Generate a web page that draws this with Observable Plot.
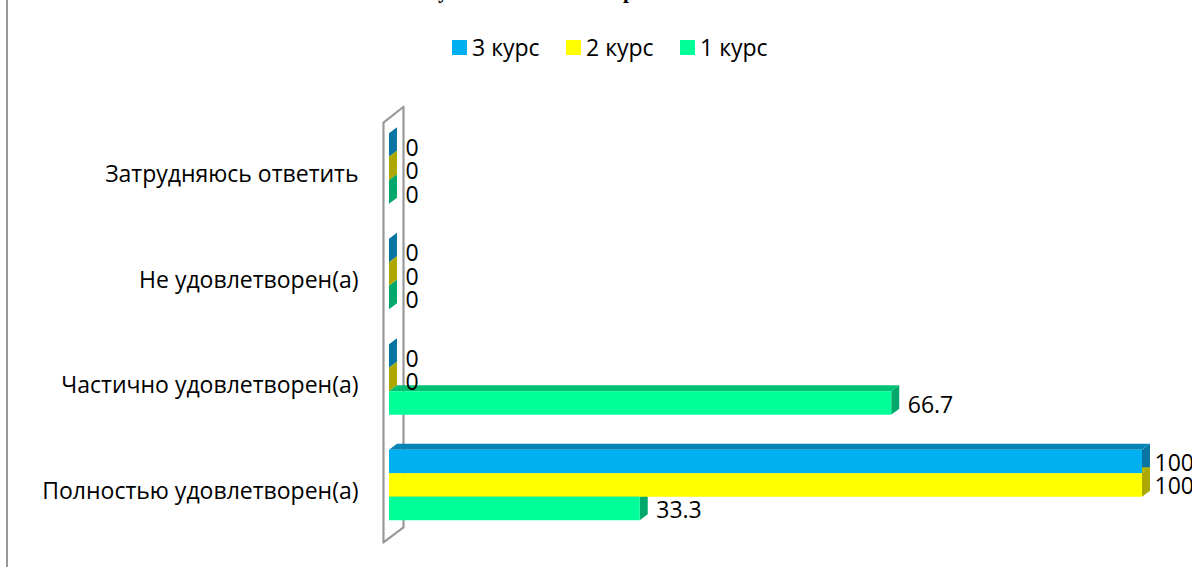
<!DOCTYPE html>
<html><head><meta charset="utf-8">
<script src="https://cdn.jsdelivr.net/npm/d3@7"></script>
<script src="https://cdn.jsdelivr.net/npm/@observablehq/plot@0.6"></script>
<style>
html,body{margin:0;padding:0;background:#fff;overflow:hidden}
#page{position:relative;width:1192px;height:567px;overflow:hidden;font-family:"Open Sans",sans-serif;background:#fff}
#frame{position:absolute;left:6px;top:0;width:2px;height:567px;background:#999;z-index:2}
#title span{position:absolute;top:-21px;font:bold 21px/24px "Liberation Serif",serif;color:#000}
#legend{position:absolute;top:30px;left:452px;display:flex;font-size:23px;color:#000;line-height:34px;z-index:2}
#legend span.i{display:flex;align-items:center;width:114px;white-space:nowrap}
#legend i{display:block;width:15px;height:15px;margin-right:5px}
#chart{position:absolute;left:0;top:70px}
svg{display:block}
</style></head><body>
<div id="page"><div id="chart"></div><div id="frame"></div><div id="title"></div><div id="legend"></div></div>
<script>
const categories = ["Полностью удовлетворен(а)","Частично удовлетворен(а)","Не удовлетворен(а)","Затрудняюсь ответить"];
const seriesNames = ["3 курс","2 курс","1 курс"];
const course3 = [100,0,0,0];
const course2 = [100,0,0,0];
const course1 = [33.3,66.7,0,0];
const frontColors = ["#00B0F0","#FFFF00","#00FF99"];
const topColors = ["#0684B4","#B3B300","#00C074"];
const sideColors = ["#0775A3","#ADA800","#00A96B"];
const wall = [[-0.8,-0.54],[-0.8,3.44],[1.86,3.59],[1.86,-0.398],[-0.8,-0.54]];
const titleTail = [["у",438],["р",623]];

const barH = 0.2227, depthX = 1.06, depthY = 0.057;
const bars = [];
[course3,course2,course1].forEach((vals,s)=>vals.forEach((v,c)=>{
  const yTop = c + barH*(1.5 - s), yBot = yTop - barH;
  bars.push({c,s,v,yTop,yBot,yMid:(yTop+yBot)/2});
}));
const topFace = b => [{...b,x1:0,x2:b.v,y:b.yTop},{...b,x1:depthX,x2:b.v+depthX,y:b.yTop+depthY}];
const sideFace = b => [{...b,x:b.v,y1:b.yBot,y2:b.yTop},{...b,x:b.v+depthX,y1:b.yBot+depthY,y2:b.yTop+depthY}];
const valueText = (data,dx,dy)=>Plot.text(data,{x:"v",y:"yMid",text:d=>String(d.v),textAnchor:"start",fill:"#000",fontSize:23,fontFamily:"'Open Sans',sans-serif",dx,dy});

const marks = [
  Plot.line(wall,{x:d=>d[0],y:d=>d[1],stroke:"#999",strokeWidth:2.2}),
  ...bars.map(b=>Plot.areaY(sideFace(b),{x:"x",y1:"y1",y2:"y2",fill:sideColors[b.s]})),
  ...bars.filter(b=>b.v>0).map(b=>Plot.areaX(topFace(b),{x1:"x1",x2:"x2",y:"y",fill:topColors[b.s]})),
  Plot.rect(bars.filter(b=>b.v>0),{x1:0,x2:"v",y1:"yBot",y2:"yTop",fill:d=>frontColors[d.s]}),
  valueText(bars.filter(b=>b.v===0),16,3),
  valueText(bars.filter(b=>b.v>0&&b.v<100),16,2),
  valueText(bars.filter(b=>b.v===100),12,1.5),
  Plot.axisY({ticks:[0,1,2,3],tickFormat:i=>categories[i],tickSize:0,tickPadding:31,label:null,fontSize:23,fontFamily:"'Open Sans',sans-serif",fill:"#000",dy:6})
];
const chart = Plot.plot({
  width:1192,height:497,
  marginLeft:389,marginRight:50,marginTop:24.65,marginBottom:18.7,
  x:{domain:[0,100],axis:null},
  y:{domain:[-0.6,3.7]},
  style:{background:"transparent",color:"#000",overflow:"visible"},
  marks
});
document.getElementById("chart").appendChild(chart);
const lg = d3.select("#legend");
seriesNames.forEach((n,i)=>{
  const e = lg.append("span").attr("class","i");
  e.append("i").style("background",frontColors[i]);
  e.append("span").text(n);
});
d3.select("#title").selectAll("span").data(titleTail).join("span").style("left",d=>d[1]+"px").text(d=>d[0]);
</script></body></html>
______
The problem:
Quote everything in the listing above exactly; pictures are the only thing to omit.

The completed task:
Generate a web page that draws this with Observable Plot.
<!DOCTYPE html>
<html><head><meta charset="utf-8">
<script src="https://cdn.jsdelivr.net/npm/d3@7"></script>
<script src="https://cdn.jsdelivr.net/npm/@observablehq/plot@0.6"></script>
<style>
html,body{margin:0;padding:0;background:#fff;overflow:hidden}
#page{position:relative;width:1192px;height:567px;overflow:hidden;font-family:"Open Sans",sans-serif;background:#fff}
#frame{position:absolute;left:6px;top:0;width:2px;height:567px;background:#999;z-index:2}
#title span{position:absolute;top:-21px;font:bold 21px/24px "Liberation Serif",serif;color:#000}
#legend{position:absolute;top:30px;left:452px;display:flex;font-size:23px;color:#000;line-height:34px;z-index:2}
#legend span.i{display:flex;align-items:center;width:114px;white-space:nowrap}
#legend i{display:block;width:15px;height:15px;margin-right:5px}
#chart{position:absolute;left:0;top:70px}
svg{display:block}
</style></head><body>
<div id="page"><div id="chart"></div><div id="frame"></div><div id="title"></div><div id="legend"></div></div>
<script>
const categories = ["Полностью удовлетворен(а)","Частично удовлетворен(а)","Не удовлетворен(а)","Затрудняюсь ответить"];
const seriesNames = ["3 курс","2 курс","1 курс"];
const course3 = [100,0,0,0];
const course2 = [100,0,0,0];
const course1 = [33.3,66.7,0,0];
const frontColors = ["#00B0F0","#FFFF00","#00FF99"];
const topColors = ["#0684B4","#B3B300","#00C074"];
const sideColors = ["#0775A3","#ADA800","#00A96B"];
const wall = [[-0.8,-0.54],[-0.8,3.44],[1.86,3.59],[1.86,-0.398],[-0.8,-0.54]];
const titleTail = [["у",438],["р",623]];

const barH = 0.2227, depthX = 1.06, depthY = 0.057;
const bars = [];
[course3,course2,course1].forEach((vals,s)=>vals.forEach((v,c)=>{
  const yTop = c + barH*(1.5 - s), yBot = yTop - barH;
  bars.push({c,s,v,yTop,yBot,yMid:(yTop+yBot)/2});
}));
const topFace = b => [{...b,x1:0,x2:b.v,y:b.yTop},{...b,x1:depthX,x2:b.v+depthX,y:b.yTop+depthY}];
const sideFace = b => [{...b,x:b.v,y1:b.yBot,y2:b.yTop},{...b,x:b.v+depthX,y1:b.yBot+depthY,y2:b.yTop+depthY}];
const valueText = (data,dx,dy)=>Plot.text(data,{x:"v",y:"yMid",text:d=>String(d.v),textAnchor:"start",fill:"#000",fontSize:23,fontFamily:"'Open Sans',sans-serif",dx,dy});

const marks = [
  Plot.line(wall,{x:d=>d[0],y:d=>d[1],stroke:"#999",strokeWidth:2.2}),
  ...bars.map(b=>Plot.areaY(sideFace(b),{x:"x",y1:"y1",y2:"y2",fill:sideColors[b.s]})),
  ...bars.filter(b=>b.v>0).map(b=>Plot.areaX(topFace(b),{x1:"x1",x2:"x2",y:"y",fill:topColors[b.s]})),
  Plot.rect(bars.filter(b=>b.v>0),{x1:0,x2:"v",y1:"yBot",y2:"yTop",fill:d=>frontColors[d.s]}),
  valueText(bars.filter(b=>b.v===0),16,3),
  valueText(bars.filter(b=>b.v>0&&b.v<100),16,2),
  valueText(bars.filter(b=>b.v===100),12,1.5),
  Plot.axisY({ticks:[0,1,2,3],tickFormat:i=>categories[i],tickSize:0,tickPadding:31,label:null,fontSize:23,fontFamily:"'Open Sans',sans-serif",fill:"#000",dy:6})
];
const chart = Plot.plot({
  width:1192,height:497,
  marginLeft:389,marginRight:50,marginTop:24.65,marginBottom:18.7,
  x:{domain:[0,100],axis:null},
  y:{domain:[-0.6,3.7]},
  style:{background:"transparent",color:"#000",overflow:"visible"},
  marks
});
document.getElementById("chart").appendChild(chart);
const lg = d3.select("#legend");
seriesNames.forEach((n,i)=>{
  const e = lg.append("span").attr("class","i");
  e.append("i").style("background",frontColors[i]);
  e.append("span").text(n);
});
d3.select("#title").selectAll("span").data(titleTail).join("span").style("left",d=>d[1]+"px").text(d=>d[0]);
</script></body></html>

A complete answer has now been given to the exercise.